◆ Supplied data

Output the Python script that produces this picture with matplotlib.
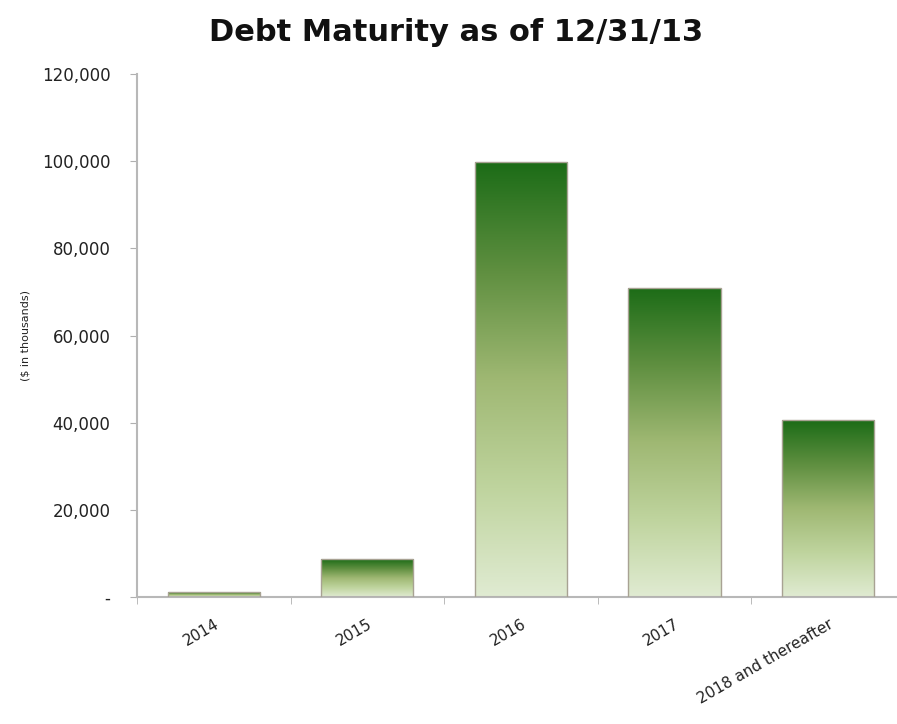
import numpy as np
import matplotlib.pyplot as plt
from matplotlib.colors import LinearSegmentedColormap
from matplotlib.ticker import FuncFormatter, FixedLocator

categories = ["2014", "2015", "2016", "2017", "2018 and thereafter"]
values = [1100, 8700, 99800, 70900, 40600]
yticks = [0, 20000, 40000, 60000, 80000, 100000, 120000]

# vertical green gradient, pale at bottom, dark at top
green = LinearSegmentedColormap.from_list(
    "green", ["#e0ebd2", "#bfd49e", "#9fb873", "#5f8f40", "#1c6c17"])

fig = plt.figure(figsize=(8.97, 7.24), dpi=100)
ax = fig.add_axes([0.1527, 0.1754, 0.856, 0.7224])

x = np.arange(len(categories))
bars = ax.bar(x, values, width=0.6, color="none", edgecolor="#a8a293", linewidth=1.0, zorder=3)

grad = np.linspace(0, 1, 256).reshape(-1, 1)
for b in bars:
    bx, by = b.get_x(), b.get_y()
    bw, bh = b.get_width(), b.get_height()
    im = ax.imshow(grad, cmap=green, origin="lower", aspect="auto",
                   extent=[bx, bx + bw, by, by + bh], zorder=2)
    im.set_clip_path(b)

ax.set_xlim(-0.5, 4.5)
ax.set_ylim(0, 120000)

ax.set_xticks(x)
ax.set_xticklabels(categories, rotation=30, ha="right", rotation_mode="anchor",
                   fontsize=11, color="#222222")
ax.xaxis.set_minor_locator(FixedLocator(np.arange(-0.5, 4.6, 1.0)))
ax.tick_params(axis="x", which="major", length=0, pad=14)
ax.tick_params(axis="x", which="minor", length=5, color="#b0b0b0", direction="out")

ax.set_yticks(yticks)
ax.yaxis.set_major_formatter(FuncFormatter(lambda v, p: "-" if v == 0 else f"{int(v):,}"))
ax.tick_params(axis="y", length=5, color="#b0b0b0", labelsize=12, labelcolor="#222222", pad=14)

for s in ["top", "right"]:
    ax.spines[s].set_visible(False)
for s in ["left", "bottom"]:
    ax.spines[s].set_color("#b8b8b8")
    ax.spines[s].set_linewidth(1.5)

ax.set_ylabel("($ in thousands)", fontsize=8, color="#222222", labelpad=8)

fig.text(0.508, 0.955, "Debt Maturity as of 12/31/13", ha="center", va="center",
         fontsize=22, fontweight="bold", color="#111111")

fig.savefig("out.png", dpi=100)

◆ What to work on
Skipping the pictures, transcribe each line above exactly as it appears.

◆ Completed exercise
Output the Python script that produces this picture with matplotlib.
import numpy as np
import matplotlib.pyplot as plt
from matplotlib.colors import LinearSegmentedColormap
from matplotlib.ticker import FuncFormatter, FixedLocator

categories = ["2014", "2015", "2016", "2017", "2018 and thereafter"]
values = [1100, 8700, 99800, 70900, 40600]
yticks = [0, 20000, 40000, 60000, 80000, 100000, 120000]

# vertical green gradient, pale at bottom, dark at top
green = LinearSegmentedColormap.from_list(
    "green", ["#e0ebd2", "#bfd49e", "#9fb873", "#5f8f40", "#1c6c17"])

fig = plt.figure(figsize=(8.97, 7.24), dpi=100)
ax = fig.add_axes([0.1527, 0.1754, 0.856, 0.7224])

x = np.arange(len(categories))
bars = ax.bar(x, values, width=0.6, color="none", edgecolor="#a8a293", linewidth=1.0, zorder=3)

grad = np.linspace(0, 1, 256).reshape(-1, 1)
for b in bars:
    bx, by = b.get_x(), b.get_y()
    bw, bh = b.get_width(), b.get_height()
    im = ax.imshow(grad, cmap=green, origin="lower", aspect="auto",
                   extent=[bx, bx + bw, by, by + bh], zorder=2)
    im.set_clip_path(b)

ax.set_xlim(-0.5, 4.5)
ax.set_ylim(0, 120000)

ax.set_xticks(x)
ax.set_xticklabels(categories, rotation=30, ha="right", rotation_mode="anchor",
                   fontsize=11, color="#222222")
ax.xaxis.set_minor_locator(FixedLocator(np.arange(-0.5, 4.6, 1.0)))
ax.tick_params(axis="x", which="major", length=0, pad=14)
ax.tick_params(axis="x", which="minor", length=5, color="#b0b0b0", direction="out")

ax.set_yticks(yticks)
ax.yaxis.set_major_formatter(FuncFormatter(lambda v, p: "-" if v == 0 else f"{int(v):,}"))
ax.tick_params(axis="y", length=5, color="#b0b0b0", labelsize=12, labelcolor="#222222", pad=14)

for s in ["top", "right"]:
    ax.spines[s].set_visible(False)
for s in ["left", "bottom"]:
    ax.spines[s].set_color("#b8b8b8")
    ax.spines[s].set_linewidth(1.5)

ax.set_ylabel("($ in thousands)", fontsize=8, color="#222222", labelpad=8)

fig.text(0.508, 0.955, "Debt Maturity as of 12/31/13", ha="center", va="center",
         fontsize=22, fontweight="bold", color="#111111")

fig.savefig("out.png", dpi=100)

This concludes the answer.